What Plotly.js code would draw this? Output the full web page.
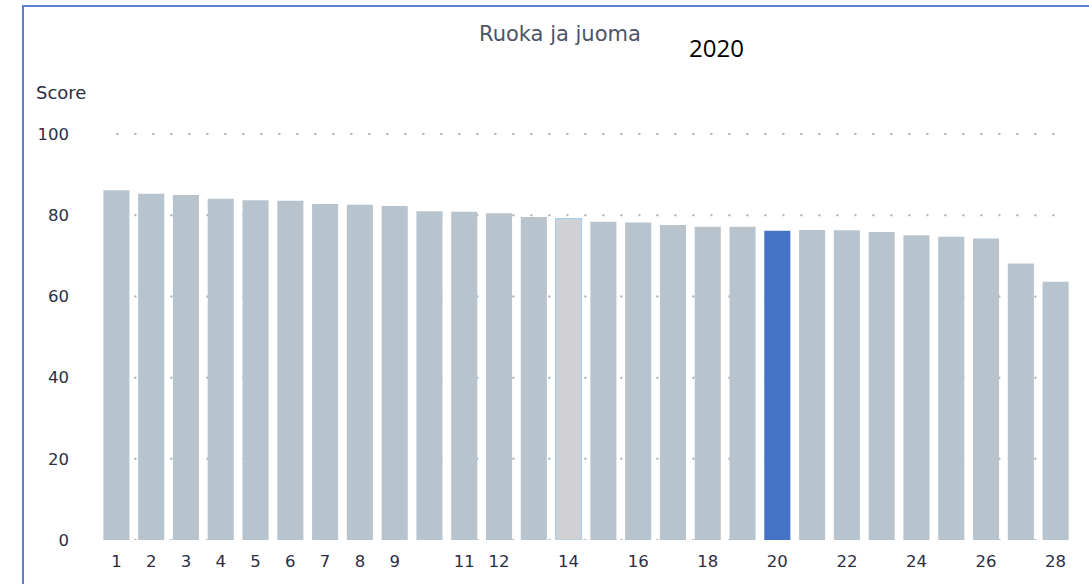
<!DOCTYPE html>
<html>
<head>
<meta charset="utf-8">
<script src="https://cdn.plot.ly/plotly-3.0.1.min.js"></script>
<style>
  html, body { margin: 0; padding: 0; background: #ffffff; }
  #frame { position: absolute; left: 22px; top: 5px; width: 1200px; height: 700px;
           border-left: 2px solid #5b80d2; border-top: 2px solid #5b80d2; pointer-events: none; z-index: 5; }
  #chart { position: absolute; left: 0; top: 0; width: 1089px; height: 584px; }
</style>
</head>
<body>
<div id="chart"></div>
<div id="frame"></div>
<script>
// ---- data ----
const ranks = [1,2,3,4,5,6,7,8,9,10,11,12,13,14,15,16,17,18,19,20,21,22,23,24,25,26,27,28];
const scores = [86.2,85.3,85.0,84.1,83.7,83.6,82.8,82.6,82.3,81.0,80.9,80.5,79.6,79.2,78.4,78.2,77.6,77.2,77.2,76.2,76.4,76.3,75.9,75.1,74.7,74.3,68.1,63.6];
const highlightGray = 14;
const highlightBlue = 20;
const tickRanks = [1,2,3,4,5,6,7,8,9,11,12,14,16,18,20,22,24,26,28];
const tickLabels = tickRanks.map(String);
const yTicks = [0,20,40,60,80,100];
const chartTitle = "Ruoka ja juoma";
const yearLabel = "2020";
const yLabel = "Score";

// ---- styles ----
const FONT = "'DejaVu Sans', Verdana, sans-serif";
const barColors = ranks.map(r => r === highlightBlue ? "#4472c4" : (r === highlightGray ? "#d1d0d2" : "#b8c4cd"));
const lineColors = ranks.map(r => r === highlightGray ? "#9ccdf0" : "rgba(0,0,0,0)");
const lineWidths = ranks.map(r => r === highlightGray ? 1 : 0);

const trace = {
  type: "bar",
  x: ranks,
  y: scores,
  marker: { color: barColors, line: { color: lineColors, width: lineWidths } },
  hoverinfo: "x+y"
};

const gridShapes = yTicks.map(v => ({
  type: "line", xref: "x", yref: "y", x0: 1, x1: 28, y0: v, y1: v,
  layer: "below", line: { color: "#a3adba", width: 2, dash: "2px,16px" }
}));

const layout = {
  width: 1089, height: 584,
  margin: { l: 99, r: 16, t: 126, b: 44 },
  paper_bgcolor: "rgba(0,0,0,0)",
  plot_bgcolor: "rgba(0,0,0,0)",
  showlegend: false,
  bargap: 0.25,
  font: { family: FONT, color: "#2c2d45" },
  xaxis: {
    range: [0.5, 28.5], tickmode: "array", tickvals: tickRanks, ticktext: tickLabels,
    showgrid: false, zeroline: false, showline: false, ticks: "",
    ticklabelstandoff: 9,
    tickfont: { size: 16.5, color: "#2c2d45", family: FONT },
    fixedrange: true
  },
  yaxis: {
    range: [0, 102], tickmode: "array", tickvals: yTicks,
    showgrid: false, zeroline: false, showline: false, ticks: "",
    ticklabelstandoff: 29,
    tickfont: { size: 16.5, color: "#2c2d45", family: FONT },
    fixedrange: true
  },
  shapes: gridShapes,
  annotations: [
    { text: chartTitle, xref: "paper", yref: "paper", x: 0.4738, y: 1.222, xanchor: "center", yanchor: "middle",
      showarrow: false, font: { size: 21, color: "#4c5568", family: FONT } },
    { text: yearLabel, xref: "paper", yref: "paper", x: 0.634, y: 1.19, xanchor: "center", yanchor: "middle",
      showarrow: false, font: { size: 24, color: "#000000", family: "'Open Sans', 'Noto Sans', sans-serif" } },
    { text: yLabel, xref: "paper", yref: "paper", x: -0.0667, y: 1.08, xanchor: "left", yanchor: "middle",
      showarrow: false, font: { size: 18, color: "#2c2d45", family: FONT } }
  ]
};

Plotly.newPlot("chart", [trace], layout, { displayModeBar: false, staticPlot: true });
</script>
</body>
</html>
* * * * *
• [DIRECTIONS FOR THIS TASK]: Make an exact copy of the data, leaving its pictures out.

• [EXERCISE RESULT]:
What Plotly.js code would draw this? Output the full web page.
<!DOCTYPE html>
<html>
<head>
<meta charset="utf-8">
<script src="https://cdn.plot.ly/plotly-3.0.1.min.js"></script>
<style>
  html, body { margin: 0; padding: 0; background: #ffffff; }
  #frame { position: absolute; left: 22px; top: 5px; width: 1200px; height: 700px;
           border-left: 2px solid #5b80d2; border-top: 2px solid #5b80d2; pointer-events: none; z-index: 5; }
  #chart { position: absolute; left: 0; top: 0; width: 1089px; height: 584px; }
</style>
</head>
<body>
<div id="chart"></div>
<div id="frame"></div>
<script>
// ---- data ----
const ranks = [1,2,3,4,5,6,7,8,9,10,11,12,13,14,15,16,17,18,19,20,21,22,23,24,25,26,27,28];
const scores = [86.2,85.3,85.0,84.1,83.7,83.6,82.8,82.6,82.3,81.0,80.9,80.5,79.6,79.2,78.4,78.2,77.6,77.2,77.2,76.2,76.4,76.3,75.9,75.1,74.7,74.3,68.1,63.6];
const highlightGray = 14;
const highlightBlue = 20;
const tickRanks = [1,2,3,4,5,6,7,8,9,11,12,14,16,18,20,22,24,26,28];
const tickLabels = tickRanks.map(String);
const yTicks = [0,20,40,60,80,100];
const chartTitle = "Ruoka ja juoma";
const yearLabel = "2020";
const yLabel = "Score";

// ---- styles ----
const FONT = "'DejaVu Sans', Verdana, sans-serif";
const barColors = ranks.map(r => r === highlightBlue ? "#4472c4" : (r === highlightGray ? "#d1d0d2" : "#b8c4cd"));
const lineColors = ranks.map(r => r === highlightGray ? "#9ccdf0" : "rgba(0,0,0,0)");
const lineWidths = ranks.map(r => r === highlightGray ? 1 : 0);

const trace = {
  type: "bar",
  x: ranks,
  y: scores,
  marker: { color: barColors, line: { color: lineColors, width: lineWidths } },
  hoverinfo: "x+y"
};

const gridShapes = yTicks.map(v => ({
  type: "line", xref: "x", yref: "y", x0: 1, x1: 28, y0: v, y1: v,
  layer: "below", line: { color: "#a3adba", width: 2, dash: "2px,16px" }
}));

const layout = {
  width: 1089, height: 584,
  margin: { l: 99, r: 16, t: 126, b: 44 },
  paper_bgcolor: "rgba(0,0,0,0)",
  plot_bgcolor: "rgba(0,0,0,0)",
  showlegend: false,
  bargap: 0.25,
  font: { family: FONT, color: "#2c2d45" },
  xaxis: {
    range: [0.5, 28.5], tickmode: "array", tickvals: tickRanks, ticktext: tickLabels,
    showgrid: false, zeroline: false, showline: false, ticks: "",
    ticklabelstandoff: 9,
    tickfont: { size: 16.5, color: "#2c2d45", family: FONT },
    fixedrange: true
  },
  yaxis: {
    range: [0, 102], tickmode: "array", tickvals: yTicks,
    showgrid: false, zeroline: false, showline: false, ticks: "",
    ticklabelstandoff: 29,
    tickfont: { size: 16.5, color: "#2c2d45", family: FONT },
    fixedrange: true
  },
  shapes: gridShapes,
  annotations: [
    { text: chartTitle, xref: "paper", yref: "paper", x: 0.4738, y: 1.222, xanchor: "center", yanchor: "middle",
      showarrow: false, font: { size: 21, color: "#4c5568", family: FONT } },
    { text: yearLabel, xref: "paper", yref: "paper", x: 0.634, y: 1.19, xanchor: "center", yanchor: "middle",
      showarrow: false, font: { size: 24, color: "#000000", family: "'Open Sans', 'Noto Sans', sans-serif" } },
    { text: yLabel, xref: "paper", yref: "paper", x: -0.0667, y: 1.08, xanchor: "left", yanchor: "middle",
      showarrow: false, font: { size: 18, color: "#2c2d45", family: FONT } }
  ]
};

Plotly.newPlot("chart", [trace], layout, { displayModeBar: false, staticPlot: true });
</script>
</body>
</html>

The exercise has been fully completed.